## Stated task
Please write out the material below exactly as given.
###
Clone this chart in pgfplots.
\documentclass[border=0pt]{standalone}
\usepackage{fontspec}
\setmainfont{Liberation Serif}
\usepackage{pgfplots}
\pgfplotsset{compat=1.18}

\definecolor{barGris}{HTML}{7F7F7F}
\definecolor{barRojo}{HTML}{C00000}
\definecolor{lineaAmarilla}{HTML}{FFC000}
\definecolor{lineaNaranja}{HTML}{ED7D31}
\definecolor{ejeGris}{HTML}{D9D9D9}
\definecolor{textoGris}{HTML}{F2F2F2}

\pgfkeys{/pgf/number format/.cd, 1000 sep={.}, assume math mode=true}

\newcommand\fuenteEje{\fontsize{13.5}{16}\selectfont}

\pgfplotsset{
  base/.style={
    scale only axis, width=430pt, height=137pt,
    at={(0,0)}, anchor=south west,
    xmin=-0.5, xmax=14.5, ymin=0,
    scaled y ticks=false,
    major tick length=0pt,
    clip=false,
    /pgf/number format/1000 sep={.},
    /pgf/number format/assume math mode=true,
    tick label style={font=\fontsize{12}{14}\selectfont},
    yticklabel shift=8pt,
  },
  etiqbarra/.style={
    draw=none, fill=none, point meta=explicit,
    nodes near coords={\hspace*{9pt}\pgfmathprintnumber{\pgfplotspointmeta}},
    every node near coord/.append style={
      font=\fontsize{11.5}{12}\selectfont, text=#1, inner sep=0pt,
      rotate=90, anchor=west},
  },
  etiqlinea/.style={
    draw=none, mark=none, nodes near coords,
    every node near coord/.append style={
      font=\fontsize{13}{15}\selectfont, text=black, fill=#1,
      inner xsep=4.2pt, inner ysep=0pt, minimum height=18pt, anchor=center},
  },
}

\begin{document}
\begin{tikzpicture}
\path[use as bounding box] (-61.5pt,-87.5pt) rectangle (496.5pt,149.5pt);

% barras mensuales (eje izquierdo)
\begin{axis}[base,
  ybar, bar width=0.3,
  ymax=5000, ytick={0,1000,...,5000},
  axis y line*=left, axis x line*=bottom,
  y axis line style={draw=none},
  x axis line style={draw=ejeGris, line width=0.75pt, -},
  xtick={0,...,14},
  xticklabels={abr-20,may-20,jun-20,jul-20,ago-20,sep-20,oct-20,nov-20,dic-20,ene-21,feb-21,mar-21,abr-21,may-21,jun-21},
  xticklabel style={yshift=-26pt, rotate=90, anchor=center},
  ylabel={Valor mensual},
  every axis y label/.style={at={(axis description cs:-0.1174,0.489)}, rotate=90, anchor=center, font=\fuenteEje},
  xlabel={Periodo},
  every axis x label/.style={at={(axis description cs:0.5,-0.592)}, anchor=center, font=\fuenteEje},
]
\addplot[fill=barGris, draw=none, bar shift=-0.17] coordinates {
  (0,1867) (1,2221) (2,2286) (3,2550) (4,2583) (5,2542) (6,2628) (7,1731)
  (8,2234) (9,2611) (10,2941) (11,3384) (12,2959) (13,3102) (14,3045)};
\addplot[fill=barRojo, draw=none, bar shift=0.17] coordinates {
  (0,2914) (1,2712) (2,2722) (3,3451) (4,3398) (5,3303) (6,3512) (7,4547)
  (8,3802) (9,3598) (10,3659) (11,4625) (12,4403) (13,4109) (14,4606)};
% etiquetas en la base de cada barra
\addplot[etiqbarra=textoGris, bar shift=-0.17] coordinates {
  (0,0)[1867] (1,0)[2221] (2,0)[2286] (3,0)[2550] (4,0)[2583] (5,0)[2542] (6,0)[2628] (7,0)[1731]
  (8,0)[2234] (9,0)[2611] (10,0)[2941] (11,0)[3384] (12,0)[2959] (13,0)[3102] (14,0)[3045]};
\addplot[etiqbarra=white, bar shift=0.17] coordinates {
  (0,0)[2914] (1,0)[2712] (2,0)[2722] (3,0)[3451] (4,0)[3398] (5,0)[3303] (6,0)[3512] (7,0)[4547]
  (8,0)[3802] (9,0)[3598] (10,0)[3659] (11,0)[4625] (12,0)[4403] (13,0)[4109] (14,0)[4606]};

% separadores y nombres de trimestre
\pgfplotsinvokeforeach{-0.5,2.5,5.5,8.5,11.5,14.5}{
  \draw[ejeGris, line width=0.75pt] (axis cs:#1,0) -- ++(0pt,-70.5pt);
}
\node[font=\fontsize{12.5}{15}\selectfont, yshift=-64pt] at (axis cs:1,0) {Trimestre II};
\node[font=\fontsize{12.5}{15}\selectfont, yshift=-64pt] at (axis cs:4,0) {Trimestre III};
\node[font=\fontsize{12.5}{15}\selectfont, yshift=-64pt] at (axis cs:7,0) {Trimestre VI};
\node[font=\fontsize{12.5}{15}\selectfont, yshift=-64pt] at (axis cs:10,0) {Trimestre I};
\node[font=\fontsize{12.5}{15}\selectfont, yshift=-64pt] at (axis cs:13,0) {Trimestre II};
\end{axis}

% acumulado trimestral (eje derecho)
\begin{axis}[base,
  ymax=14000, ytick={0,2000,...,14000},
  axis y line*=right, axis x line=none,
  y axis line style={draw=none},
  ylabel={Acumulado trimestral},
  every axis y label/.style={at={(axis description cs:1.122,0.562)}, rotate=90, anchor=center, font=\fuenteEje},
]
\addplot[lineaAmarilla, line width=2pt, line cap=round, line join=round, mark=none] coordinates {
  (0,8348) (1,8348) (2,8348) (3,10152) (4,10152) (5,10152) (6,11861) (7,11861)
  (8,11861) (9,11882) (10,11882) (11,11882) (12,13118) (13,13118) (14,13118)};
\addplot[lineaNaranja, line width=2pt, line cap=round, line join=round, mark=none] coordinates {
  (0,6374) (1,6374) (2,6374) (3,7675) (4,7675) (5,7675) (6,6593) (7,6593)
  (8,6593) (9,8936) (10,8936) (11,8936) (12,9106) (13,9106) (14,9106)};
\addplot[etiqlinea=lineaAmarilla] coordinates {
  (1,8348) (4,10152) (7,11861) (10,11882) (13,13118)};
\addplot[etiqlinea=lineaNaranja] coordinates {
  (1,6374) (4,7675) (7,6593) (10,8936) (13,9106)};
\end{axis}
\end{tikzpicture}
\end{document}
###
## Response
Clone this chart in pgfplots.
\documentclass[border=0pt]{standalone}
\usepackage{fontspec}
\setmainfont{Liberation Serif}
\usepackage{pgfplots}
\pgfplotsset{compat=1.18}

\definecolor{barGris}{HTML}{7F7F7F}
\definecolor{barRojo}{HTML}{C00000}
\definecolor{lineaAmarilla}{HTML}{FFC000}
\definecolor{lineaNaranja}{HTML}{ED7D31}
\definecolor{ejeGris}{HTML}{D9D9D9}
\definecolor{textoGris}{HTML}{F2F2F2}

\pgfkeys{/pgf/number format/.cd, 1000 sep={.}, assume math mode=true}

\newcommand\fuenteEje{\fontsize{13.5}{16}\selectfont}

\pgfplotsset{
  base/.style={
    scale only axis, width=430pt, height=137pt,
    at={(0,0)}, anchor=south west,
    xmin=-0.5, xmax=14.5, ymin=0,
    scaled y ticks=false,
    major tick length=0pt,
    clip=false,
    /pgf/number format/1000 sep={.},
    /pgf/number format/assume math mode=true,
    tick label style={font=\fontsize{12}{14}\selectfont},
    yticklabel shift=8pt,
  },
  etiqbarra/.style={
    draw=none, fill=none, point meta=explicit,
    nodes near coords={\hspace*{9pt}\pgfmathprintnumber{\pgfplotspointmeta}},
    every node near coord/.append style={
      font=\fontsize{11.5}{12}\selectfont, text=#1, inner sep=0pt,
      rotate=90, anchor=west},
  },
  etiqlinea/.style={
    draw=none, mark=none, nodes near coords,
    every node near coord/.append style={
      font=\fontsize{13}{15}\selectfont, text=black, fill=#1,
      inner xsep=4.2pt, inner ysep=0pt, minimum height=18pt, anchor=center},
  },
}

\begin{document}
\begin{tikzpicture}
\path[use as bounding box] (-61.5pt,-87.5pt) rectangle (496.5pt,149.5pt);

% barras mensuales (eje izquierdo)
\begin{axis}[base,
  ybar, bar width=0.3,
  ymax=5000, ytick={0,1000,...,5000},
  axis y line*=left, axis x line*=bottom,
  y axis line style={draw=none},
  x axis line style={draw=ejeGris, line width=0.75pt, -},
  xtick={0,...,14},
  xticklabels={abr-20,may-20,jun-20,jul-20,ago-20,sep-20,oct-20,nov-20,dic-20,ene-21,feb-21,mar-21,abr-21,may-21,jun-21},
  xticklabel style={yshift=-26pt, rotate=90, anchor=center},
  ylabel={Valor mensual},
  every axis y label/.style={at={(axis description cs:-0.1174,0.489)}, rotate=90, anchor=center, font=\fuenteEje},
  xlabel={Periodo},
  every axis x label/.style={at={(axis description cs:0.5,-0.592)}, anchor=center, font=\fuenteEje},
]
\addplot[fill=barGris, draw=none, bar shift=-0.17] coordinates {
  (0,1867) (1,2221) (2,2286) (3,2550) (4,2583) (5,2542) (6,2628) (7,1731)
  (8,2234) (9,2611) (10,2941) (11,3384) (12,2959) (13,3102) (14,3045)};
\addplot[fill=barRojo, draw=none, bar shift=0.17] coordinates {
  (0,2914) (1,2712) (2,2722) (3,3451) (4,3398) (5,3303) (6,3512) (7,4547)
  (8,3802) (9,3598) (10,3659) (11,4625) (12,4403) (13,4109) (14,4606)};
% etiquetas en la base de cada barra
\addplot[etiqbarra=textoGris, bar shift=-0.17] coordinates {
  (0,0)[1867] (1,0)[2221] (2,0)[2286] (3,0)[2550] (4,0)[2583] (5,0)[2542] (6,0)[2628] (7,0)[1731]
  (8,0)[2234] (9,0)[2611] (10,0)[2941] (11,0)[3384] (12,0)[2959] (13,0)[3102] (14,0)[3045]};
\addplot[etiqbarra=white, bar shift=0.17] coordinates {
  (0,0)[2914] (1,0)[2712] (2,0)[2722] (3,0)[3451] (4,0)[3398] (5,0)[3303] (6,0)[3512] (7,0)[4547]
  (8,0)[3802] (9,0)[3598] (10,0)[3659] (11,0)[4625] (12,0)[4403] (13,0)[4109] (14,0)[4606]};

% separadores y nombres de trimestre
\pgfplotsinvokeforeach{-0.5,2.5,5.5,8.5,11.5,14.5}{
  \draw[ejeGris, line width=0.75pt] (axis cs:#1,0) -- ++(0pt,-70.5pt);
}
\node[font=\fontsize{12.5}{15}\selectfont, yshift=-64pt] at (axis cs:1,0) {Trimestre II};
\node[font=\fontsize{12.5}{15}\selectfont, yshift=-64pt] at (axis cs:4,0) {Trimestre III};
\node[font=\fontsize{12.5}{15}\selectfont, yshift=-64pt] at (axis cs:7,0) {Trimestre VI};
\node[font=\fontsize{12.5}{15}\selectfont, yshift=-64pt] at (axis cs:10,0) {Trimestre I};
\node[font=\fontsize{12.5}{15}\selectfont, yshift=-64pt] at (axis cs:13,0) {Trimestre II};
\end{axis}

% acumulado trimestral (eje derecho)
\begin{axis}[base,
  ymax=14000, ytick={0,2000,...,14000},
  axis y line*=right, axis x line=none,
  y axis line style={draw=none},
  ylabel={Acumulado trimestral},
  every axis y label/.style={at={(axis description cs:1.122,0.562)}, rotate=90, anchor=center, font=\fuenteEje},
]
\addplot[lineaAmarilla, line width=2pt, line cap=round, line join=round, mark=none] coordinates {
  (0,8348) (1,8348) (2,8348) (3,10152) (4,10152) (5,10152) (6,11861) (7,11861)
  (8,11861) (9,11882) (10,11882) (11,11882) (12,13118) (13,13118) (14,13118)};
\addplot[lineaNaranja, line width=2pt, line cap=round, line join=round, mark=none] coordinates {
  (0,6374) (1,6374) (2,6374) (3,7675) (4,7675) (5,7675) (6,6593) (7,6593)
  (8,6593) (9,8936) (10,8936) (11,8936) (12,9106) (13,9106) (14,9106)};
\addplot[etiqlinea=lineaAmarilla] coordinates {
  (1,8348) (4,10152) (7,11861) (10,11882) (13,13118)};
\addplot[etiqlinea=lineaNaranja] coordinates {
  (1,6374) (4,7675) (7,6593) (10,8936) (13,9106)};
\end{axis}
\end{tikzpicture}
\end{document}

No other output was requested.